On his own, Connaughton wouldn’t bring back enough in a trade to make it worth Horst’s while. That doesn’t mean he couldn’t be a sweetener to any potential deal.
After falling out of Budenholzer’s rotation over the last couple of weeks, he pounced back onto the scene, playing at least 20 minutes in each of the past three games. He hasn’t been spectacular, but did knock down five of his nine three-point attempts.
To be clear, part of the reason for his return is probably because Hill missed two of those games and DiVincenzo was absent for one as well. However, this would also be a good time to give Connaughton a little run and show teams what a useful player he can be. If the Bucks decide to consolidate assets, Connaughton would be a likely candidate for a trade.
Brook Lopez Utilizing His Size
Brook Lopez’ three-point slump is well-documented by now; his 28.7 percent success rate is down almost eight percentage points since last year. Although it hasn’t greatly affected how other teams defend him, it has affected his outlook on his outside shot. Here’s a look he never would’ve turned down last year, but is now having second-thoughts about it:
As you can see, Splash Mountain is a lot less Splash and a lot more brute these days.

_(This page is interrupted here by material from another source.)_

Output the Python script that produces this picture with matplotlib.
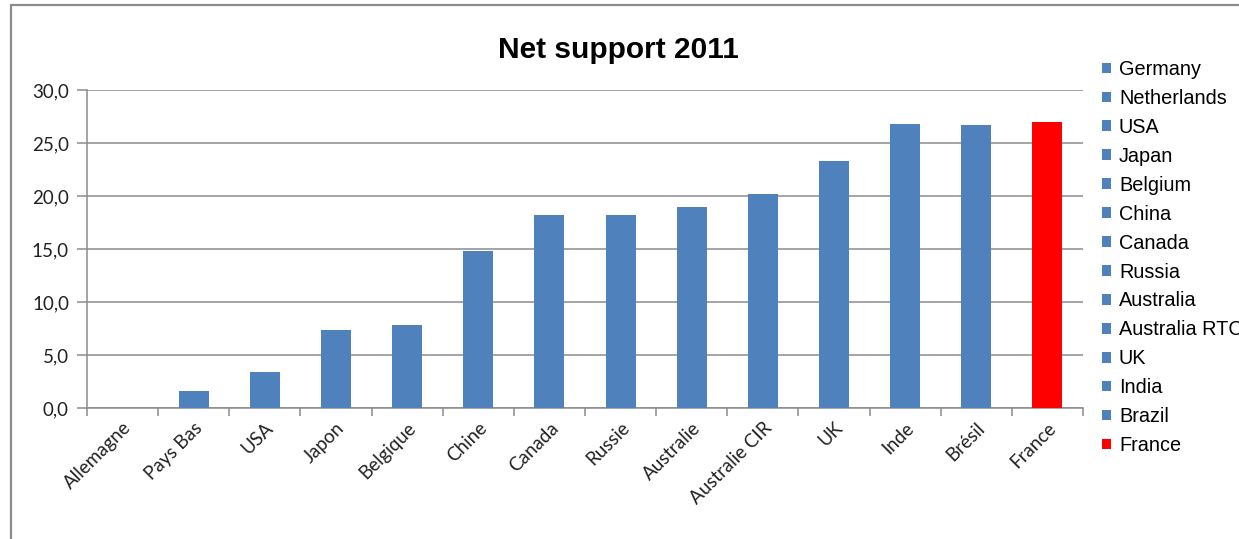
import numpy as np
import matplotlib.pyplot as plt
from matplotlib.ticker import FuncFormatter, FixedLocator
from matplotlib.patches import Rectangle

# data
categories = ["Allemagne", "Pays Bas", "USA", "Japon", "Belgique", "Chine", "Canada",
              "Russie", "Australie", "Australie CIR", "UK", "Inde", "Brésil", "France"]
legend_names = ["Germany", "Netherlands", "USA", "Japan", "Belgium", "China", "Canada",
                "Russia", "Australia", "Australia RTC", "UK", "India", "Brazil", "France"]
values = [0.0, 1.6, 3.4, 7.4, 7.8, 14.8, 18.2, 18.2, 19.0, 20.2, 23.3, 26.8, 26.7, 27.0]
highlight = "France"

blue = "#4F81BD"
red = "#FF0000"
grid_col = "#8C8C8C"

fig = plt.figure(figsize=(12.39, 5.39), dpi=100)
ax = fig.add_axes([87 / 1239, 1 - 408 / 539, (1083 - 87) / 1239, (408 - 90) / 539])

x = np.arange(len(categories))
colors = [red if c == highlight else blue for c in legend_names]
bars = ax.bar(x, values, width=0.42, color=colors, zorder=3)

ax.set_xlim(-0.5, len(categories) - 0.5)
ax.set_ylim(0, 30)
ax.set_yticks(np.arange(0, 31, 5))
ax.yaxis.set_major_formatter(FuncFormatter(lambda v, p: f"{v:.1f}".replace(".", ",")))
ax.grid(axis="y", color=grid_col, linewidth=1.1, zorder=0)

ax.set_xticks(x)
ax.set_xticklabels(categories, rotation=45, ha="right", rotation_mode="anchor",
                   fontsize=13.5, family="Lato", color="#222222")
ax.tick_params(axis="x", length=0, pad=8)
ax.xaxis.set_minor_locator(FixedLocator(np.arange(-0.5, len(categories), 1)))
ax.tick_params(axis="x", which="minor", length=6, color=grid_col, width=1.1)
ax.tick_params(axis="y", length=7, color=grid_col, width=1.1, labelsize=13.5,
               labelcolor="#222222", pad=6)
for lab in ax.get_yticklabels():
    lab.set_family("Lato")

for side in ["top", "right"]:
    ax.spines[side].set_visible(False)
for side in ["left", "bottom"]:
    ax.spines[side].set_color(grid_col)
    ax.spines[side].set_linewidth(1.1)

fig.text(618 / 1239, 1 - 50 / 539, "Net support 2011", ha="center", va="center",
         fontsize=21.5, fontweight="bold", family="Liberation Sans")

# legend runs off the right edge like the original ("Australia RTC" is cut)
leg = ax.legend(bars.patches, legend_names, loc="upper left",
                bbox_to_anchor=(1102 / 1239, 1 - 60 / 539), bbox_transform=fig.transFigure,
                frameon=False, prop={"family": "Liberation Sans", "size": 14.3},
                handlelength=0.45, handleheight=0.45, handletextpad=0.4,
                labelspacing=0.5, borderpad=0, borderaxespad=0)

# outer chart border (top and left visible)
fig.patches.append(Rectangle((11 / 1239, -0.1), 1.2, 1 - 5 / 539 + 0.1,
                             transform=fig.transFigure, fill=False,
                             edgecolor="#8C8C8C", linewidth=1.6))

fig.savefig("out.png", dpi=100)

With teams employing the common strategy of matching up their center on Antetokounmpo; Lopez often sees a much small player attempting to guard him. Last year, it resulted in continued three-point spacing. This year, it’s much more common for him to go down low and take advantage of his size.
That’s exactly what happened against the Suns. The Bucks’ center often found himself matched up with the 6-foot-6 Mikal Bridges, or others, down low.
After multiple switches by the Suns’ defense, Devin Booker was suddenly guarding Lopez. Noticing it immediately, the big man lumbered to the middle of the paint and warded off Booker’s feeble attempt at post defense. One nice touch pass from Antetokounmpo later, the ball was gently going through the hoop.
As the season wears on and Lopez’ shot continues to wear off, don’t be surprised to see him show off the old school aspects of his game more and more. Don’t forget, he’s a former 20-points-a-game scorer who relied heavily on his post-ups.